## START

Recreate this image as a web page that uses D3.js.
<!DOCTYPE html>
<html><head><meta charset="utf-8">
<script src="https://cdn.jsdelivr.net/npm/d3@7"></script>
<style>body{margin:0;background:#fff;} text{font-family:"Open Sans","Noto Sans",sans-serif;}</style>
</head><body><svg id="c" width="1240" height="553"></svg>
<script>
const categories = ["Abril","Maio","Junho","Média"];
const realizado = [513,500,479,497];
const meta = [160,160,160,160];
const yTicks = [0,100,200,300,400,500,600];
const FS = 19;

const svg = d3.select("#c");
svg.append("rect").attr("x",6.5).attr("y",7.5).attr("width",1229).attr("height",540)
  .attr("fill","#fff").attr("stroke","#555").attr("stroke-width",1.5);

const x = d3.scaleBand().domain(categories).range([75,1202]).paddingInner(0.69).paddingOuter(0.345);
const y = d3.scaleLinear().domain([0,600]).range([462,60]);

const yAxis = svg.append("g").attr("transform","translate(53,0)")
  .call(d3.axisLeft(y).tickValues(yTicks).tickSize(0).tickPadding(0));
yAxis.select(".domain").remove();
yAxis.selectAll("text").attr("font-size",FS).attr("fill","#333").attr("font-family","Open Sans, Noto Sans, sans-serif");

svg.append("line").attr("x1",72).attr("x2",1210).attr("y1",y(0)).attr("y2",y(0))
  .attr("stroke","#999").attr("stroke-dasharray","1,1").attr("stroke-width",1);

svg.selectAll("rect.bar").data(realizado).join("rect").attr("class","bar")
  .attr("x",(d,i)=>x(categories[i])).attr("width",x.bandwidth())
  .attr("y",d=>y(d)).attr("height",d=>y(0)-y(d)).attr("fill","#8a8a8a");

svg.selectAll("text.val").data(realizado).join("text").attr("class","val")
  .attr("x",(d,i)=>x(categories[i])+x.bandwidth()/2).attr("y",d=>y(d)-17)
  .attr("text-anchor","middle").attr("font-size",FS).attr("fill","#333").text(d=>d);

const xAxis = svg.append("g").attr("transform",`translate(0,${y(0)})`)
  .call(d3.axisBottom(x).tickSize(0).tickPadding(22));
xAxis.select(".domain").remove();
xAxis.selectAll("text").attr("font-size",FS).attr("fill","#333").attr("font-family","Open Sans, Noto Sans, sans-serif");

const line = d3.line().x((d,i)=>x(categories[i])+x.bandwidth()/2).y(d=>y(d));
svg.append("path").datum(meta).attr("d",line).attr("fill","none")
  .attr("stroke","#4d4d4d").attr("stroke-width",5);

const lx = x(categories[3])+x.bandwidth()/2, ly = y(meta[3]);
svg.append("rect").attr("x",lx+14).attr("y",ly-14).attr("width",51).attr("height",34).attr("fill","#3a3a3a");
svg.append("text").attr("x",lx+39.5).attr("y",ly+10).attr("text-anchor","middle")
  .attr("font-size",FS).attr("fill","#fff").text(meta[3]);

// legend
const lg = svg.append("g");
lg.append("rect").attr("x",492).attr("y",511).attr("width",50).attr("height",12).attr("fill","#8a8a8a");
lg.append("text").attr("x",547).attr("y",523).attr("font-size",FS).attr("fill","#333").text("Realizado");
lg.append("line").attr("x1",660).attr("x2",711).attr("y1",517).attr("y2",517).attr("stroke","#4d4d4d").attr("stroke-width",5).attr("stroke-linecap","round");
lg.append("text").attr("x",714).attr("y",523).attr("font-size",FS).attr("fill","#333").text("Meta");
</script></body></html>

## END

_TASK DESCRIPTION_. Extract all of the data shown above and repeat it verbatim.

_RESPONSE TO THE EXERCISE_.
Recreate this image as a web page that uses D3.js.
<!DOCTYPE html>
<html><head><meta charset="utf-8">
<script src="https://cdn.jsdelivr.net/npm/d3@7"></script>
<style>body{margin:0;background:#fff;} text{font-family:"Open Sans","Noto Sans",sans-serif;}</style>
</head><body><svg id="c" width="1240" height="553"></svg>
<script>
const categories = ["Abril","Maio","Junho","Média"];
const realizado = [513,500,479,497];
const meta = [160,160,160,160];
const yTicks = [0,100,200,300,400,500,600];
const FS = 19;

const svg = d3.select("#c");
svg.append("rect").attr("x",6.5).attr("y",7.5).attr("width",1229).attr("height",540)
  .attr("fill","#fff").attr("stroke","#555").attr("stroke-width",1.5);

const x = d3.scaleBand().domain(categories).range([75,1202]).paddingInner(0.69).paddingOuter(0.345);
const y = d3.scaleLinear().domain([0,600]).range([462,60]);

const yAxis = svg.append("g").attr("transform","translate(53,0)")
  .call(d3.axisLeft(y).tickValues(yTicks).tickSize(0).tickPadding(0));
yAxis.select(".domain").remove();
yAxis.selectAll("text").attr("font-size",FS).attr("fill","#333").attr("font-family","Open Sans, Noto Sans, sans-serif");

svg.append("line").attr("x1",72).attr("x2",1210).attr("y1",y(0)).attr("y2",y(0))
  .attr("stroke","#999").attr("stroke-dasharray","1,1").attr("stroke-width",1);

svg.selectAll("rect.bar").data(realizado).join("rect").attr("class","bar")
  .attr("x",(d,i)=>x(categories[i])).attr("width",x.bandwidth())
  .attr("y",d=>y(d)).attr("height",d=>y(0)-y(d)).attr("fill","#8a8a8a");

svg.selectAll("text.val").data(realizado).join("text").attr("class","val")
  .attr("x",(d,i)=>x(categories[i])+x.bandwidth()/2).attr("y",d=>y(d)-17)
  .attr("text-anchor","middle").attr("font-size",FS).attr("fill","#333").text(d=>d);

const xAxis = svg.append("g").attr("transform",`translate(0,${y(0)})`)
  .call(d3.axisBottom(x).tickSize(0).tickPadding(22));
xAxis.select(".domain").remove();
xAxis.selectAll("text").attr("font-size",FS).attr("fill","#333").attr("font-family","Open Sans, Noto Sans, sans-serif");

const line = d3.line().x((d,i)=>x(categories[i])+x.bandwidth()/2).y(d=>y(d));
svg.append("path").datum(meta).attr("d",line).attr("fill","none")
  .attr("stroke","#4d4d4d").attr("stroke-width",5);

const lx = x(categories[3])+x.bandwidth()/2, ly = y(meta[3]);
svg.append("rect").attr("x",lx+14).attr("y",ly-14).attr("width",51).attr("height",34).attr("fill","#3a3a3a");
svg.append("text").attr("x",lx+39.5).attr("y",ly+10).attr("text-anchor","middle")
  .attr("font-size",FS).attr("fill","#fff").text(meta[3]);

// legend
const lg = svg.append("g");
lg.append("rect").attr("x",492).attr("y",511).attr("width",50).attr("height",12).attr("fill","#8a8a8a");
lg.append("text").attr("x",547).attr("y",523).attr("font-size",FS).attr("fill","#333").text("Realizado");
lg.append("line").attr("x1",660).attr("x2",711).attr("y1",517).attr("y2",517).attr("stroke","#4d4d4d").attr("stroke-width",5).attr("stroke-linecap","round");
lg.append("text").attr("x",714).attr("y",523).attr("font-size",FS).attr("fill","#333").text("Meta");
</script></body></html>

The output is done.